» INSTRUCTION:
Return the material exactly, first line through the line containing "(0.5,0.5) rectangle (1229.5,660.5);", and nothing more. Pictures stay out.

A block of data:
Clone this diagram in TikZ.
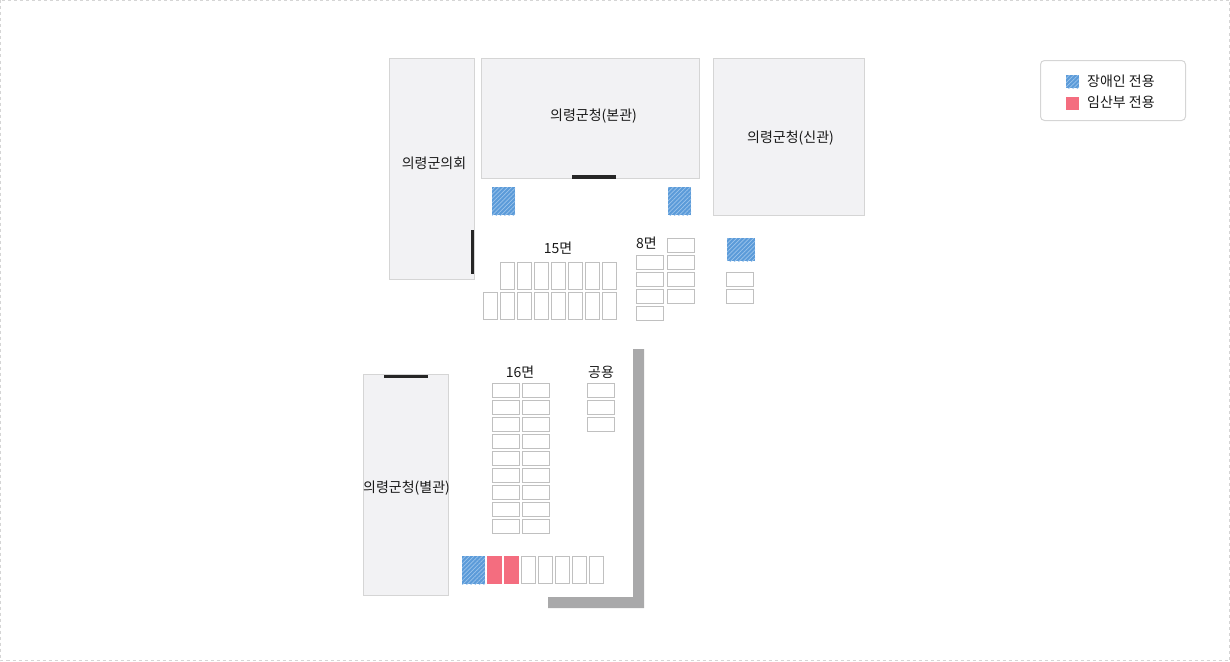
\documentclass[tikz,border=0pt]{standalone}
\usepackage{fontspec}
\setmainfont{Noto Sans CJK KR}
\usetikzlibrary{patterns.meta}

\definecolor{bldfill}{HTML}{F2F2F4}
\definecolor{bldline}{HTML}{D5D5D5}
\definecolor{slotline}{HTML}{C0C0C0}
\definecolor{hatchblue}{HTML}{5B9BD9}
\definecolor{hatchlight}{HTML}{9CC4EC}
\definecolor{mompink}{HTML}{F46D7F}
\definecolor{wallgray}{HTML}{A9A9AA}

\tikzset{
	building/.style={draw=bldline,fill=bldfill,line width=1pt},
	door/.style={fill=black!85},
	slot/.style={draw=slotline,line width=1pt},
	disabled/.style={preaction={fill=hatchblue},pattern={Lines[angle=45,distance=3pt,line width=0.7pt]},pattern color=hatchlight},
	mom/.style={fill=mompink},
	label/.style={font=\fontsize{14}{16}\selectfont,inner sep=0pt,text=black!90}
}

\begin{document}
\begin{tikzpicture}[x=1pt,y=-1pt]
	\useasboundingbox (0,0) rectangle (1230,661);
	\draw[dashed,draw=bldline,line width=1pt] (0.5,0.5) rectangle (1229.5,660.5);

	% buildings
	\draw[building] (389.5,58.5) rectangle (474.5,279.5);
	\draw[building] (481.5,58.5) rectangle (699.5,178.5);
	\draw[building] (713.5,58.5) rectangle (864.5,215.5);
	\draw[building] (363.5,374.5) rectangle (448.5,595.5);
	\node[label] (council) at (434,163.5) {의령군의회};
	\node[label] (mainhall) at (593.5,116.5) {의령군청(본관)};
	\node[label] (newhall) at (790.5,138.5) {의령군청(신관)};
	\node[label] (annex) at (406.5,488.5) {의령군청(별관)};

	% doors
	\fill[door] (571.5,175) rectangle (615.5,178.5);
	\fill[door] (471,230) rectangle (474,274);
	\fill[door] (383.5,374.5) rectangle (427.5,377.5);

	% wall
	\fill[wallgray] (633,349) -- (644,349) -- (644,608) -- (548,608) -- (548,597) -- (633,597) -- cycle;

	% reserved bays
	\fill[disabled] (492,187) rectangle (515,215);
	\fill[disabled] (668,187) rectangle (691,215);
	\fill[disabled] (727,238) rectangle (755,261);
	\fill[disabled] (462,556) rectangle (485,584);
	\fill[mom] (487,556) rectangle (502,584);
	\fill[mom] (504,556) rectangle (519,584);

	% 15 bays
	\node[label] (n15) at (558,248) {15면};
	\foreach \x in {500.5,517.5,534.5,551.5,568.5,585.5,602.5}
		\draw[slot] (\x,262.5) rectangle ++(14,27);
	\foreach \x in {483.5,500.5,517.5,534.5,551.5,568.5,585.5,602.5}
		\draw[slot] (\x,292.5) rectangle ++(14,27);

	% 8 bays
	\node[label] (n8) at (646.5,243.5) {8면};
	\foreach \y in {255.5,272.5,289.5,306.5}
		\draw[slot] (636.5,\y) rectangle ++(27,14);
	\foreach \y in {238.5,255.5,272.5,289.5}
		\draw[slot] (667.5,\y) rectangle ++(27,14);

	% next to the new hall
	\foreach \y in {272.5,289.5}
		\draw[slot] (726.5,\y) rectangle ++(27,14);

	% 16 bays
	\node[label] (n16) at (520,372) {16면};
	\foreach \y in {383.5,400.5,417.5,434.5,451.5,468.5,485.5,502.5,519.5}{
		\draw[slot] (492.5,\y) rectangle ++(27,14);
		\draw[slot] (522.5,\y) rectangle ++(27,14);
	}

	% public bays
	\node[label] (public) at (601,372) {공용};
	\foreach \y in {383.5,400.5,417.5}
		\draw[slot] (587.5,\y) rectangle ++(27,14);

	% bottom row
	\foreach \x in {521.5,538.5,555.5,572.5,589.5}
		\draw[slot] (\x,556.5) rectangle ++(14,27);

	% legend
	\draw[draw=bldline,line width=1pt,rounded corners=4pt] (1040.5,60.5) rectangle (1185.5,120.5);
	\fill[disabled] (1066,75) rectangle (1079,88);
	\fill[mom] (1066,97) rectangle (1079,110);
	\node[label,anchor=west] (legdis) at (1087,81.5) {장애인 전용};
	\node[label,anchor=west] (legmom) at (1087,102.5) {임산부 전용};
\end{tikzpicture}
\end{document}
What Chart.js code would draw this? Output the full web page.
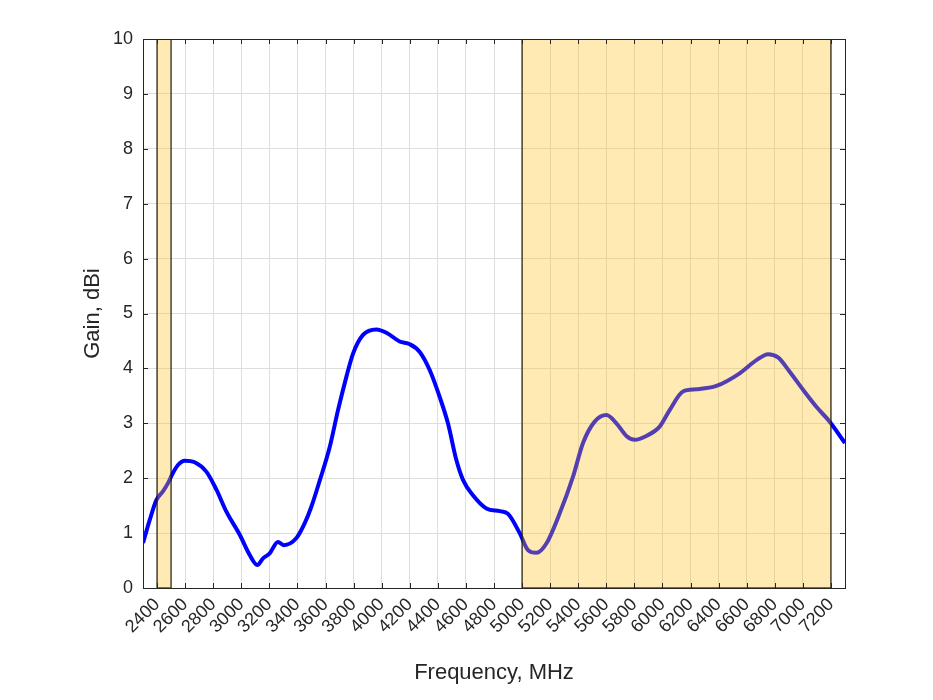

» WRITTEN REPLY:
Clone this diagram in TikZ.
\documentclass[tikz,border=0pt]{standalone}
\usepackage{fontspec}
\setmainfont{Noto Sans CJK KR}
\usetikzlibrary{patterns.meta}

\definecolor{bldfill}{HTML}{F2F2F4}
\definecolor{bldline}{HTML}{D5D5D5}
\definecolor{slotline}{HTML}{C0C0C0}
\definecolor{hatchblue}{HTML}{5B9BD9}
\definecolor{hatchlight}{HTML}{9CC4EC}
\definecolor{mompink}{HTML}{F46D7F}
\definecolor{wallgray}{HTML}{A9A9AA}

\tikzset{
	building/.style={draw=bldline,fill=bldfill,line width=1pt},
	door/.style={fill=black!85},
	slot/.style={draw=slotline,line width=1pt},
	disabled/.style={preaction={fill=hatchblue},pattern={Lines[angle=45,distance=3pt,line width=0.7pt]},pattern color=hatchlight},
	mom/.style={fill=mompink},
	label/.style={font=\fontsize{14}{16}\selectfont,inner sep=0pt,text=black!90}
}

\begin{document}
\begin{tikzpicture}[x=1pt,y=-1pt]
	\useasboundingbox (0,0) rectangle (1230,661);
	\draw[dashed,draw=bldline,line width=1pt] (0.5,0.5) rectangle (1229.5,660.5);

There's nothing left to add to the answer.